Strengthening Energy Infrastructure in the Northeast
The implementation of the tripartite agreement will involve major state run energy firms, including Oil India Limited (OIL) and the Oil and Natural Gas Corporation (ONGC). Oil India Limited, which is headquartered in Duliajan, Assam, has a long history of operations in the region. Assam is home to the Digboi refinery, which is the oldest operating refinery in Asia, having been established in 1901. The technical expertise of these organizations will be crucial in navigating the challenging terrain and geological complexities of the border belt.

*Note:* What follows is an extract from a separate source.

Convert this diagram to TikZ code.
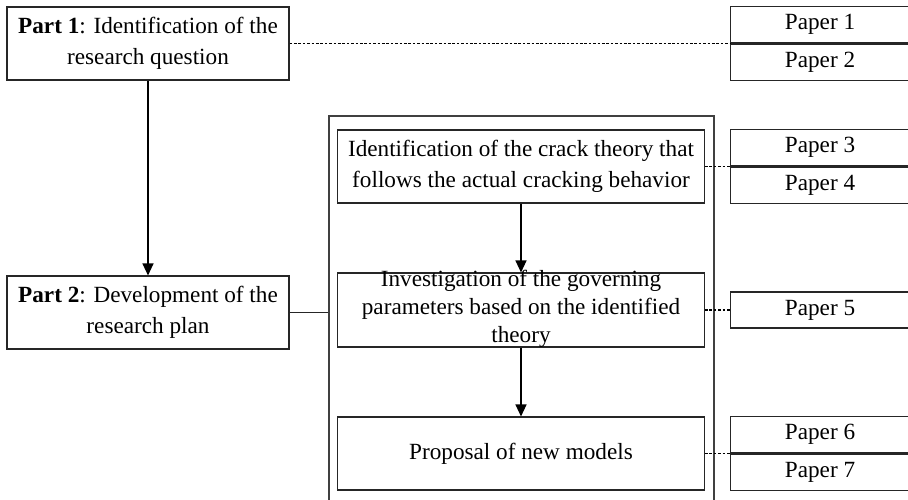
\documentclass[tikz,border=0pt]{standalone}
\usepackage{fontspec}
\setmainfont{Liberation Serif}
\usetikzlibrary{arrows.meta}

\tikzset{
  box/.style={draw=black!85, line width=1.1pt, inner sep=0pt, align=center,
              font=\fontsize{23.2}{31}\selectfont},
  paper/.style={box, minimum width=179pt, minimum height=36.5pt},
  txt/.style={inner sep=0pt, align=center, font=\fontsize{23.2}{28}\selectfont},
  flow/.style={draw=black, line width=1.2pt, -{Triangle[width=11pt,length=12pt]}},
  link/.style={draw=black, line width=1.6pt, dash pattern=on 2.6pt off 1.8pt},
  plain/.style={draw=black!85, line width=1.1pt}
}

\begin{document}
\begin{tikzpicture}[x=1pt,y=-1pt]
\useasboundingbox (0,0) rectangle (908,499);
\clip (0,0) rectangle (908,499);

% left column: the two parts
\node[box, minimum width=282pt, minimum height=73pt] (p1) at (148,43.5)
  {\textbf{Part 1}: Identification of the\\research question};
\node[box, minimum width=282pt, minimum height=73pt] (p2) at (148,312.5)
  {\textbf{Part 2}: Development of the\\research plan};

% frame around the research plan steps
\node[draw=black!75, line width=1.1pt, inner sep=0pt,
      minimum width=385pt, minimum height=404pt] (frame) at (521.5,318) {};

% research plan steps
\node[box, minimum width=367pt, minimum height=73pt] (s1) at (521,166.5)
  {Identification of the crack theory that\\follows the actual cracking behavior};
\node[box, minimum width=367pt, minimum height=74pt] (s2) at (521,310) {};
\node[txt] (s2t) at (521,309)
  {Investigation of the governing\\parameters based on the identified\\theory};
\node[box, minimum width=367pt, minimum height=73pt] (s3) at (521,453.5)
  {Proposal of new models};

% papers
\node[paper, anchor=south west] (pa1) at (730,43.5) {Paper 1};
\node[paper, anchor=north west] (pa2) at (730,43.5) {Paper 2};
\node[paper, anchor=south west] (pa3) at (730,166.5) {Paper 3};
\node[paper, anchor=north west] (pa4) at (730,166.5) {Paper 4};
\node[paper, minimum height=36pt, anchor=west] (pa5) at (730,310) {Paper 5};
\node[paper, anchor=south west] (pa6) at (730,453.5) {Paper 6};
\node[paper, anchor=north west] (pa7) at (730,453.5) {Paper 7};

% flow arrows
\draw[flow] (p1.south) -- (p2.north);
\draw[flow] (s1.south) -- (s2.north);
\draw[flow] (s2.south) -- (s3.north);

% part 2 joins the frame
\draw[plain] (p2.east) -- (p2.east -| frame.west);

% dotted links to the papers
\draw[link] (p1.east) -- (pa1.south west);
\draw[link] (s1.east) -- (pa3.south west);
\draw[link] (s2.east) -- (pa5.west);
\draw[link] (s3.east) -- (pa6.south west);
\end{tikzpicture}
\end{document}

Beyond hydrocarbon extraction, the MoU is seen as a major step toward resolving the broader Assam-Nagaland border dispute. By prioritizing shared economic interests, the agreement fosters an environment of trust between the two state governments. Union Minister Amit Shah highlighted that this “win-win” model serves as a template for other states to resolve territorial conflicts through cooperative federalism. This approach ensures that natural resources are utilized for national progress while safeguarding the financial interests of the local populations.
Key Takeaways
- The tripartite Memorandum of Understanding (MoU) was signed on June 11, 2026, between the Center, Assam, and Nagaland to resume oil exploration in disputed border areas.

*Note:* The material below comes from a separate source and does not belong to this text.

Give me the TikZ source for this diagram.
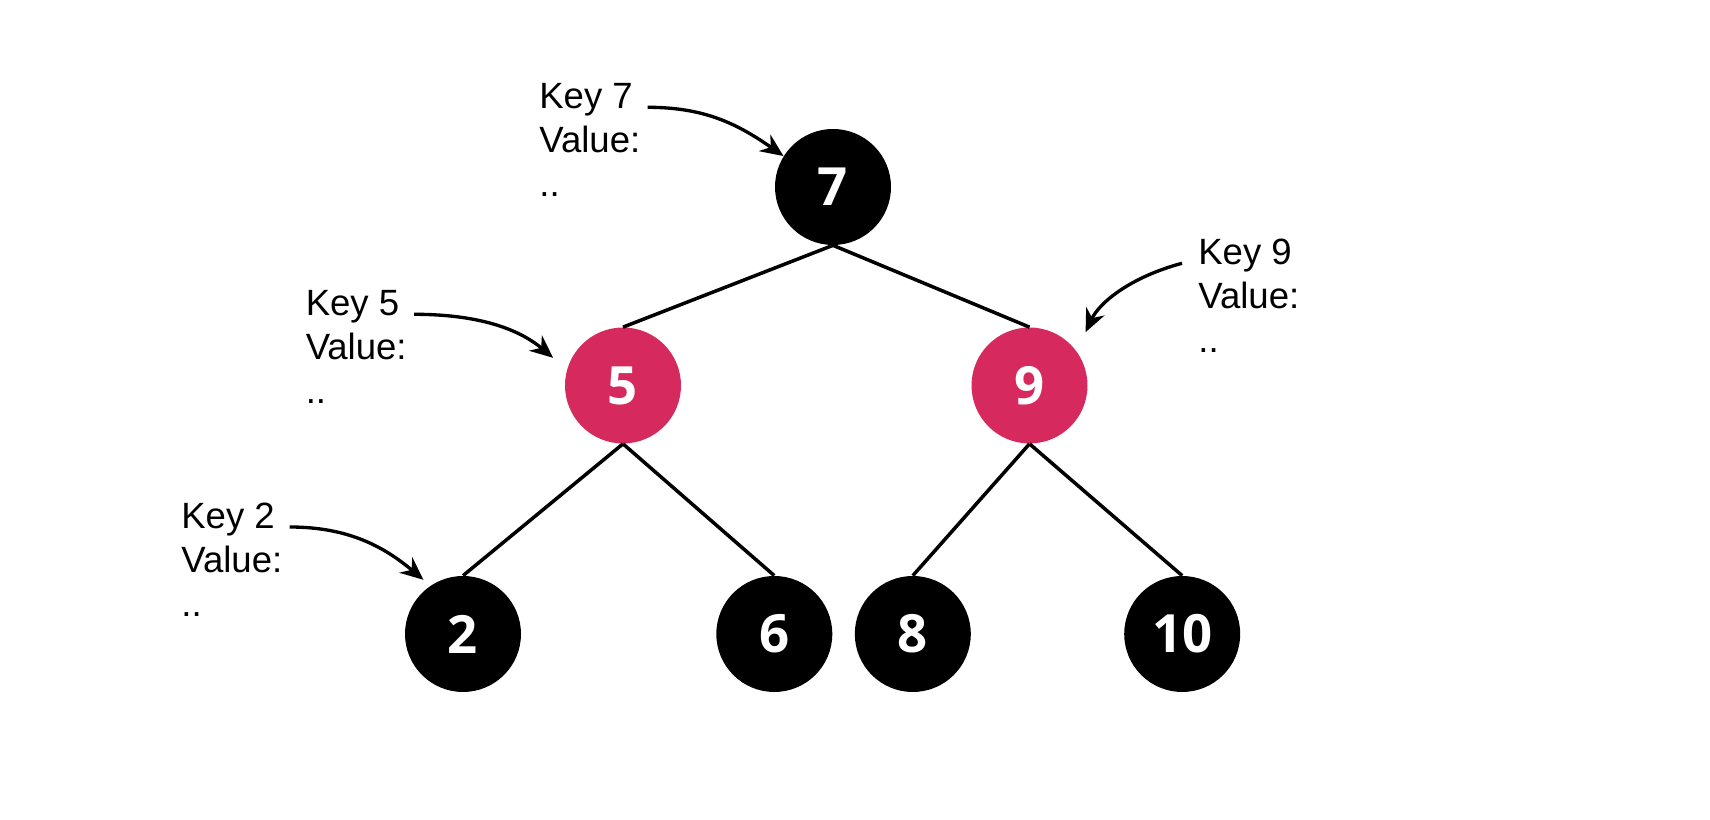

- The agreement establishes a 50:50 revenue sharing formula for hydrocarbon resources extracted from the Disputed Area Belt (DAB).
- The pact covers over 1,000 square kilometres along the 434 kilometre long border and initially focuses on six identified oilfields.
- Article 371A of the Constitution provides special provisions for Nagaland regarding the ownership of land and resources, which was a core point of the long standing legal impasse.
- Exploration in this region was largely suspended in May 1994 and its resumption could increase regional oil production by more than tenfold.
- ONGC and Oil India Limited (OIL) are the primary state run entities that will facilitate the exploration and production activities in the Naga-Schuppen Belt.